His performance against Oklahoma State did provide some vindication, he added.
"That was probably the first game where they got a sense that we were valuable, the ex-starters and the bench guys. It was an opportunity to show we could carry the team if we had to," Riley recalled. "All year long there were opportunities, just not in a game that important where people really got to see it.
"During the year, Rob Pelinka stepped up at certain times, took over at times when he had to. Whoever was coming off the bench had to fill their roles. It was amazing, really, because a lot of guys that feel like they've been slighted might cheat a bit. When it's your turn, you might slack off. I give them a lot of credit."
That includes former Mr. Basketball Mike Talley out of Detroit Cooley, perhaps the biggest casualty of the Fab Five revolution. Though not the biggest guard, many expected Talley to be the face of the program for years. Instead he was relegated to bit player - and to top it off, made the scapegoat for Webber's gaffe that ended U-M's hope for a championship against North Carolina.
The documentary shows Talley on the sideline signaling for timeout with Webber dribbling up the floor and only seconds remaining. They even highlight him and call him out by name, even though teammates insist only those within a foot of Fisher (a group including Webber) could have heard him say there were no timeouts remaining during their last meeting on the sidelines.
King added it was made abundantly clear to those in the inner circle not to call a timeout. Talley wasn't one of them, and Riley noted there were several others who had no idea how many timeouts were remaining. Webber shouldn't have been one of them.
Talley made the most of his Michigan degree and was teaching special education and coaching his son at the Melvindale Academy of Business and Technology when we spoke to him a year and a half ago. He had long since gotten over his career disappointments, and though he went from 11.0 ppg scorer as a sophomore in 1990-91 to role player in his final seasons, his years as a student-athlete had their highlights, too.

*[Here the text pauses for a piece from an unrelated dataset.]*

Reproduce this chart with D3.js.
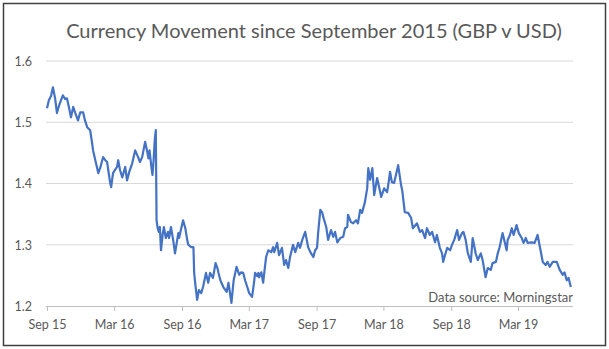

"There are a lot of them," he insisted. "One of them was just having the opportunity to be blessed as an inner city kid to go to the University of Michigan. It wasn't all basketball for me at Michigan. Growing up, you know how important it is to graduate; that's why I continue to move forward with my education, because I also have to be a leader and a role model for certain kids, to show what's necessary to succeed and not give up."
A refreshing take, frankly, after listening to an hour's worth of "we were exploited" presented in the film, even if Talley's jersey wasn't responsible for the $10 million in revenue the university generated largely from the Fab Five.
"Jalen Rose will always be a good friend of mine," Talley said in 2009. "I like to feel I was a part of Jalen and Chris going to Michigan. I always talked to them and played with them in the summertime when they were the younger kids, while I was already established."
Would he feel a bit betrayed and change his tune after seeing the documentary? Maybe, but probably not. The Michael Talley we spoke with a few years ago had matured into a great father and leader of young men with his focus on the future, not the past.
The same can be said of each of the four key reserves on those teams, something it would be a shame to ignore. The Final Four banners relegated to the Bentley Library's basement by the selfish actions of one player - Webber, who accepted loans from booster Ed Martin - are as much theirs as anyone else's, and if anyone deserves to point fingers, it's them.